TASK OBJECTIVE:
Every line from the one holding "Convert this chart to Altair code." through the one holding "W, H = 284, 162" should be returned exactly, both included; the pictures should not.

* Begin *

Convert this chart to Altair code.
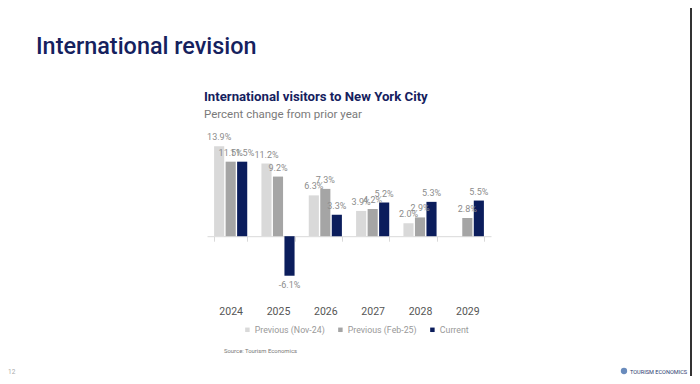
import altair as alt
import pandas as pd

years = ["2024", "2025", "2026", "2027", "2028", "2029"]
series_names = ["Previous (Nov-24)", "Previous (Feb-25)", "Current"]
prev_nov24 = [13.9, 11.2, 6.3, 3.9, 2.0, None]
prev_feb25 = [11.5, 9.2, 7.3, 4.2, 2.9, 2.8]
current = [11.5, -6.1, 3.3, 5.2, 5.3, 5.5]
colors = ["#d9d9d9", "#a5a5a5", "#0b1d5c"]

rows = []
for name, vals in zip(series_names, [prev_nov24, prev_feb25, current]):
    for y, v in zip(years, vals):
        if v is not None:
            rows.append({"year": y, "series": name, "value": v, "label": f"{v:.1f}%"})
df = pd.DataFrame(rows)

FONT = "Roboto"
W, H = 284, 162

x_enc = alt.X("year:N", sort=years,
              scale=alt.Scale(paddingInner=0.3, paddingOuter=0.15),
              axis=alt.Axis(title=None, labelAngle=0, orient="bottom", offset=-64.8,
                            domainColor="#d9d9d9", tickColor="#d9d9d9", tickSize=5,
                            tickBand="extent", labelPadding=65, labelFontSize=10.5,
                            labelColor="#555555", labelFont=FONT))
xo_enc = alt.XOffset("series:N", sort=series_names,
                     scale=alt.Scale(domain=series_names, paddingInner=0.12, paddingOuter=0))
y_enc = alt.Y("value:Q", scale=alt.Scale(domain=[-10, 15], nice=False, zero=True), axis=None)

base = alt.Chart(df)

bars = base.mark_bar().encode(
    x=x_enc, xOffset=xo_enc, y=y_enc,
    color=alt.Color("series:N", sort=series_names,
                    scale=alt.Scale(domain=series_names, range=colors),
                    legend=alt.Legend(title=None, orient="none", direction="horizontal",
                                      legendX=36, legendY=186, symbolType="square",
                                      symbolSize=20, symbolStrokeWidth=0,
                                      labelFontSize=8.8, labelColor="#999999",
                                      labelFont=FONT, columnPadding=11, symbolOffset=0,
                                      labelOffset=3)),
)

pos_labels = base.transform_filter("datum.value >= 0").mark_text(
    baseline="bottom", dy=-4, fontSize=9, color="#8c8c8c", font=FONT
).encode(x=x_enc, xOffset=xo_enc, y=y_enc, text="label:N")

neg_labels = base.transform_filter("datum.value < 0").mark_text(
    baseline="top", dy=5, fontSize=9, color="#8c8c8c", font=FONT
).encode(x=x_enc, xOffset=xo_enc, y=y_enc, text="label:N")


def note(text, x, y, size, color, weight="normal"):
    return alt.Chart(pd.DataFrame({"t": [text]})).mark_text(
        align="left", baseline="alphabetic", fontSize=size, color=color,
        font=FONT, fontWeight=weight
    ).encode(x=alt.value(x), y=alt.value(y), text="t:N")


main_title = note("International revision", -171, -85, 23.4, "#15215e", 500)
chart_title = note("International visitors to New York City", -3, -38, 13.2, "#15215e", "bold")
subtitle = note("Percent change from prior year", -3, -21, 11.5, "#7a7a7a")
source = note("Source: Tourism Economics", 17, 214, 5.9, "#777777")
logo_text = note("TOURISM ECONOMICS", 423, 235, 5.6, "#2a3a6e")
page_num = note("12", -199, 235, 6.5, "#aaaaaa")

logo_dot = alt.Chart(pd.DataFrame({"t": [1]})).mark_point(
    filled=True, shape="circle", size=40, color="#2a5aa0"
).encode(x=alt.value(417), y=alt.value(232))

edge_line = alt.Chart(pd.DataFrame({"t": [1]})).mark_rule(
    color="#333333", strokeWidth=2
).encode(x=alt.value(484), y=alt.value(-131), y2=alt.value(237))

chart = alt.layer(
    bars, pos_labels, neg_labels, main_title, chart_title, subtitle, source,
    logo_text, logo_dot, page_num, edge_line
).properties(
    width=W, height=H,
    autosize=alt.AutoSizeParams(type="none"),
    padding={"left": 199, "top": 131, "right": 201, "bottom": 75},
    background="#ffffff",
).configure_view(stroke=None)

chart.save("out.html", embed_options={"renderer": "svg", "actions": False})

* End *
* Begin *

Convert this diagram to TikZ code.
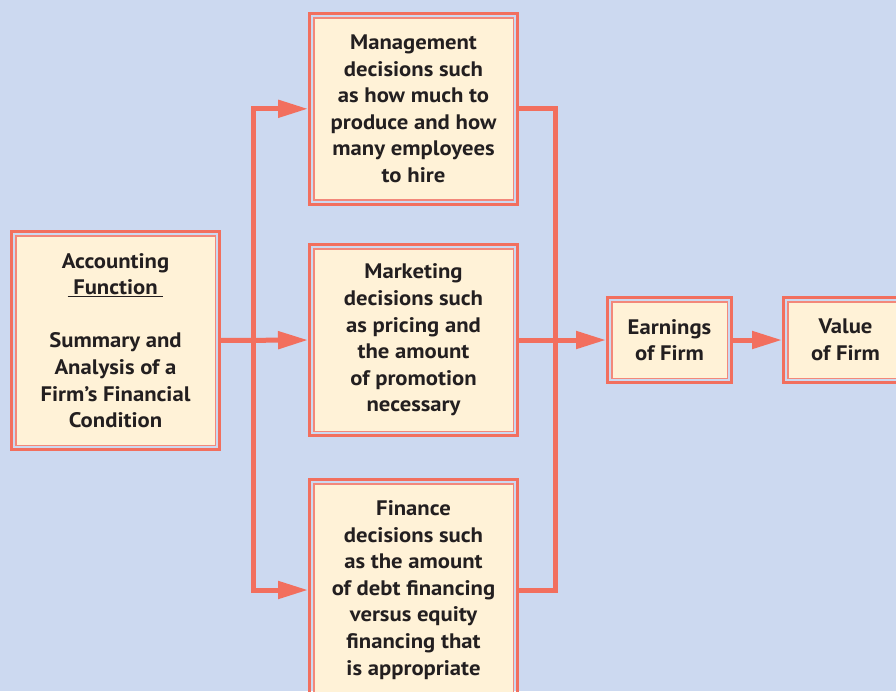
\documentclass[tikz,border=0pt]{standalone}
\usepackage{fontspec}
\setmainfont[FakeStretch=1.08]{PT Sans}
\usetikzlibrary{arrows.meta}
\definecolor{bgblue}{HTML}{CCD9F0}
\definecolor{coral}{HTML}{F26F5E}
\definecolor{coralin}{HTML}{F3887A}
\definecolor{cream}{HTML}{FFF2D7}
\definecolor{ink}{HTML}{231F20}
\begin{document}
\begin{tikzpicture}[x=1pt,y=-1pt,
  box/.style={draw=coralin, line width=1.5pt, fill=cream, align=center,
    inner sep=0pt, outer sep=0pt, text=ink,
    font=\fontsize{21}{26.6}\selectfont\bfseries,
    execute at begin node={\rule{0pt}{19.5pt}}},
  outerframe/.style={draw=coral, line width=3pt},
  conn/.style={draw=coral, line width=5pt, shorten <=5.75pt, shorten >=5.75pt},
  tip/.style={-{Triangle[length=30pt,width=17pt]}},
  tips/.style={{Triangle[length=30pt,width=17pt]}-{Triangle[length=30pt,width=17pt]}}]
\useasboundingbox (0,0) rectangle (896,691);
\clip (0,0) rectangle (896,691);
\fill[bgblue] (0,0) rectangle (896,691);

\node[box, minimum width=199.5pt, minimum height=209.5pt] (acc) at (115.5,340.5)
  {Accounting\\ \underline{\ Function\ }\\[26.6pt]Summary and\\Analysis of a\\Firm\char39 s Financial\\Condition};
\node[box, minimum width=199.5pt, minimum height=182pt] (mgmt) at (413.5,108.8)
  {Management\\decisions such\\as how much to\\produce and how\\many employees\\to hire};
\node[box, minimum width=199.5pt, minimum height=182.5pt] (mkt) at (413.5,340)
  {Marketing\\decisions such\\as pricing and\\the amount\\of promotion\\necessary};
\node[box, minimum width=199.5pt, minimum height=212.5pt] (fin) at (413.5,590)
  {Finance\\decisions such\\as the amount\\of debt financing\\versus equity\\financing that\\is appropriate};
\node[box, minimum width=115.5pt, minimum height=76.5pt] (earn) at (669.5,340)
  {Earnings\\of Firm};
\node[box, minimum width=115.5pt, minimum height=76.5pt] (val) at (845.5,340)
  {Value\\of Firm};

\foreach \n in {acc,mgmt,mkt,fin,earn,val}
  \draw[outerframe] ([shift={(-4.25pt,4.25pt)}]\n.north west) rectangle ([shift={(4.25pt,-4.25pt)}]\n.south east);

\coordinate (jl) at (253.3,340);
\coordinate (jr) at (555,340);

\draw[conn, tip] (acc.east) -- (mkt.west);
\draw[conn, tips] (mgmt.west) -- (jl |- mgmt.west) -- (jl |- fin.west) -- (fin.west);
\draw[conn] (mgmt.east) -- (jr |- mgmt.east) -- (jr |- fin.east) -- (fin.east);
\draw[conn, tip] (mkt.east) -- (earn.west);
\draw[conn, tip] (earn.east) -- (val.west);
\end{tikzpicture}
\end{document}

* End *

RESPONSE BELOW:
Convert this chart to Altair code.
import altair as alt
import pandas as pd

years = ["2024", "2025", "2026", "2027", "2028", "2029"]
series_names = ["Previous (Nov-24)", "Previous (Feb-25)", "Current"]
prev_nov24 = [13.9, 11.2, 6.3, 3.9, 2.0, None]
prev_feb25 = [11.5, 9.2, 7.3, 4.2, 2.9, 2.8]
current = [11.5, -6.1, 3.3, 5.2, 5.3, 5.5]
colors = ["#d9d9d9", "#a5a5a5", "#0b1d5c"]

rows = []
for name, vals in zip(series_names, [prev_nov24, prev_feb25, current]):
    for y, v in zip(years, vals):
        if v is not None:
            rows.append({"year": y, "series": name, "value": v, "label": f"{v:.1f}%"})
df = pd.DataFrame(rows)

FONT = "Roboto"
W, H = 284, 162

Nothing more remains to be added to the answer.